Copy out the listing that follows, exactly, without its pictures.
______________________________
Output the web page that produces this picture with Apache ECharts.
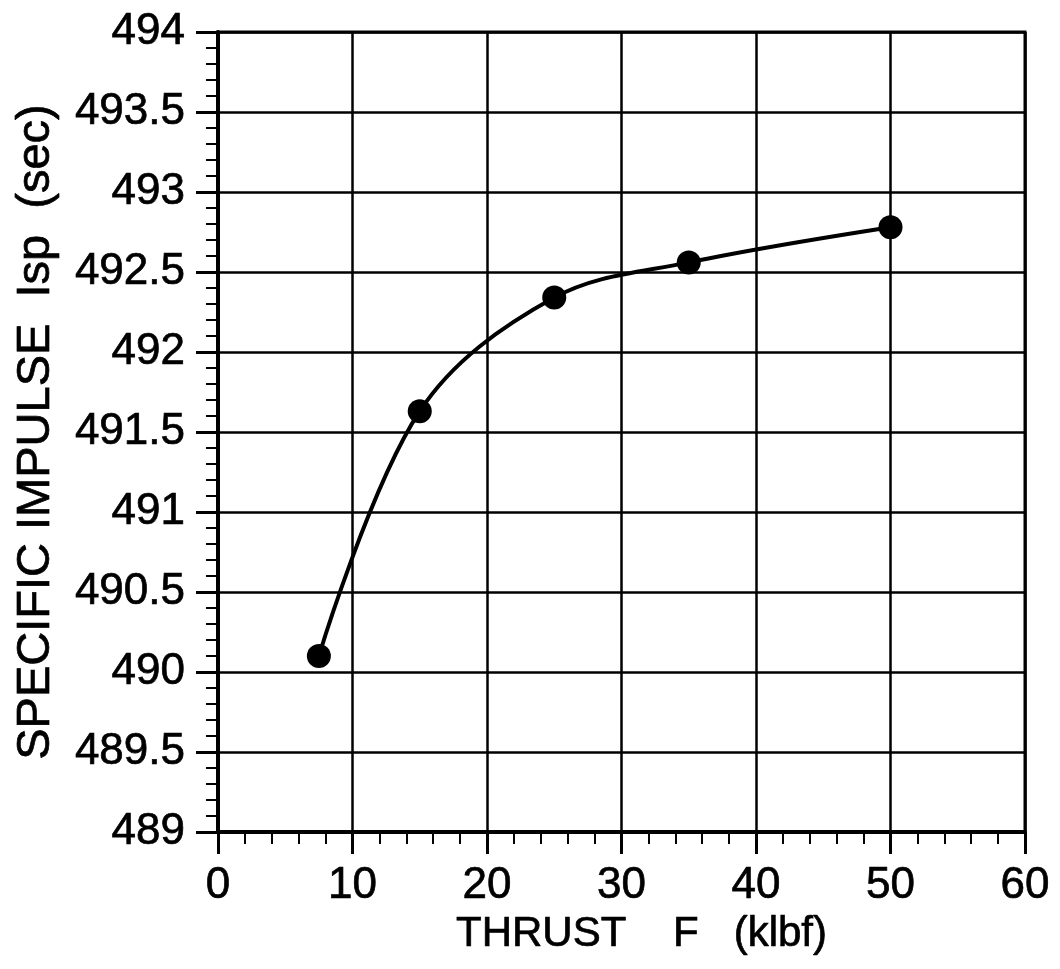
<!DOCTYPE html>
<html>
<head>
<meta charset="utf-8">
<script src="https://cdn.jsdelivr.net/npm/echarts@6/dist/echarts.min.js"></script>
<style>
  html, body { margin: 0; padding: 0; background: #fff; }
  #chart { width: 1060px; height: 969px; }
</style>
</head>
<body>
<div id="chart"></div>
<script>
// Thrust (klbf) against specific impulse (sec)
const thrust = [7.5, 15, 25, 35, 50];
const isp = [490.1, 491.63, 492.34, 492.56, 492.78];

const xTitle = 'THRUST    F   (klbf)';
const yTitle = 'SPECIFIC IMPULSE  Isp  (sec)';

const font = '"Liberation Sans", Arial, Helvetica, sans-serif';
const ink = '#000';

// slightly heavier strokes on the type, like photocopied Helvetica
const textWeight = { textBorderColor: ink, textBorderWidth: 0.7 };

const chart = echarts.init(document.getElementById('chart'), null, { renderer: 'canvas' });

chart.setOption({
  backgroundColor: '#fff',
  animation: false,
  grid: { left: 218, top: 32, right: 35, bottom: 137, containLabel: false,
          show: true, borderColor: ink, borderWidth: 3 },
  xAxis: {
    type: 'value', min: 0, max: 60, interval: 10,
    name: xTitle, nameLocation: 'middle', nameGap: 80,
    nameTextStyle: Object.assign({ fontFamily: font, fontSize: 42, color: ink,
                                   padding: [0, 0, 0, 40] }, textWeight),
    axisLine: { show: true, lineStyle: { color: ink, width: 4 } },
    axisTick: { show: true, inside: false, length: 22, lineStyle: { color: ink, width: 3 } },
    minorTick: { show: true, splitNumber: 5, length: 12, lineStyle: { color: ink, width: 2 } },
    axisLabel: Object.assign({ fontFamily: font, fontSize: 44, color: ink, margin: 32 }, textWeight),
    splitLine: { show: true, lineStyle: { color: ink, width: 2.5 } }
  },
  yAxis: {
    type: 'value', min: 489, max: 494, interval: 0.5,
    name: yTitle, nameLocation: 'middle', nameGap: 158, nameRotate: 90,
    nameTextStyle: Object.assign({ fontFamily: font, fontSize: 47, color: ink }, textWeight),
    axisLine: { show: true, lineStyle: { color: ink, width: 4 } },
    axisTick: { show: true, inside: false, length: 22, lineStyle: { color: ink, width: 3 } },
    minorTick: { show: true, splitNumber: 5, length: 12, lineStyle: { color: ink, width: 2 } },
    axisLabel: Object.assign({ fontFamily: font, fontSize: 44, color: ink, margin: 33 }, textWeight),
    splitLine: { show: true, lineStyle: { color: ink, width: 2.5 } }
  },
  series: [{
    type: 'line',
    data: thrust.map((x, i) => [x, isp[i]]),
    smooth: 0.35,
    symbol: 'circle', symbolSize: 24,
    lineStyle: { color: ink, width: 4 },
    itemStyle: { color: ink }
  }]
});
</script>
</body>
</html>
______________________________
• [Solution for this task]
Output the web page that produces this picture with Apache ECharts.
<!DOCTYPE html>
<html>
<head>
<meta charset="utf-8">
<script src="https://cdn.jsdelivr.net/npm/echarts@6/dist/echarts.min.js"></script>
<style>
  html, body { margin: 0; padding: 0; background: #fff; }
  #chart { width: 1060px; height: 969px; }
</style>
</head>
<body>
<div id="chart"></div>
<script>
// Thrust (klbf) against specific impulse (sec)
const thrust = [7.5, 15, 25, 35, 50];
const isp = [490.1, 491.63, 492.34, 492.56, 492.78];

const xTitle = 'THRUST    F   (klbf)';
const yTitle = 'SPECIFIC IMPULSE  Isp  (sec)';

const font = '"Liberation Sans", Arial, Helvetica, sans-serif';
const ink = '#000';

// slightly heavier strokes on the type, like photocopied Helvetica
const textWeight = { textBorderColor: ink, textBorderWidth: 0.7 };

const chart = echarts.init(document.getElementById('chart'), null, { renderer: 'canvas' });

chart.setOption({
  backgroundColor: '#fff',
  animation: false,
  grid: { left: 218, top: 32, right: 35, bottom: 137, containLabel: false,
          show: true, borderColor: ink, borderWidth: 3 },
  xAxis: {
    type: 'value', min: 0, max: 60, interval: 10,
    name: xTitle, nameLocation: 'middle', nameGap: 80,
    nameTextStyle: Object.assign({ fontFamily: font, fontSize: 42, color: ink,
                                   padding: [0, 0, 0, 40] }, textWeight),
    axisLine: { show: true, lineStyle: { color: ink, width: 4 } },
    axisTick: { show: true, inside: false, length: 22, lineStyle: { color: ink, width: 3 } },
    minorTick: { show: true, splitNumber: 5, length: 12, lineStyle: { color: ink, width: 2 } },
    axisLabel: Object.assign({ fontFamily: font, fontSize: 44, color: ink, margin: 32 }, textWeight),
    splitLine: { show: true, lineStyle: { color: ink, width: 2.5 } }
  },
  yAxis: {
    type: 'value', min: 489, max: 494, interval: 0.5,
    name: yTitle, nameLocation: 'middle', nameGap: 158, nameRotate: 90,
    nameTextStyle: Object.assign({ fontFamily: font, fontSize: 47, color: ink }, textWeight),
    axisLine: { show: true, lineStyle: { color: ink, width: 4 } },
    axisTick: { show: true, inside: false, length: 22, lineStyle: { color: ink, width: 3 } },
    minorTick: { show: true, splitNumber: 5, length: 12, lineStyle: { color: ink, width: 2 } },
    axisLabel: Object.assign({ fontFamily: font, fontSize: 44, color: ink, margin: 33 }, textWeight),
    splitLine: { show: true, lineStyle: { color: ink, width: 2.5 } }
  },
  series: [{
    type: 'line',
    data: thrust.map((x, i) => [x, isp[i]]),
    smooth: 0.35,
    symbol: 'circle', symbolSize: 24,
    lineStyle: { color: ink, width: 4 },
    itemStyle: { color: ink }
  }]
});
</script>
</body>
</html>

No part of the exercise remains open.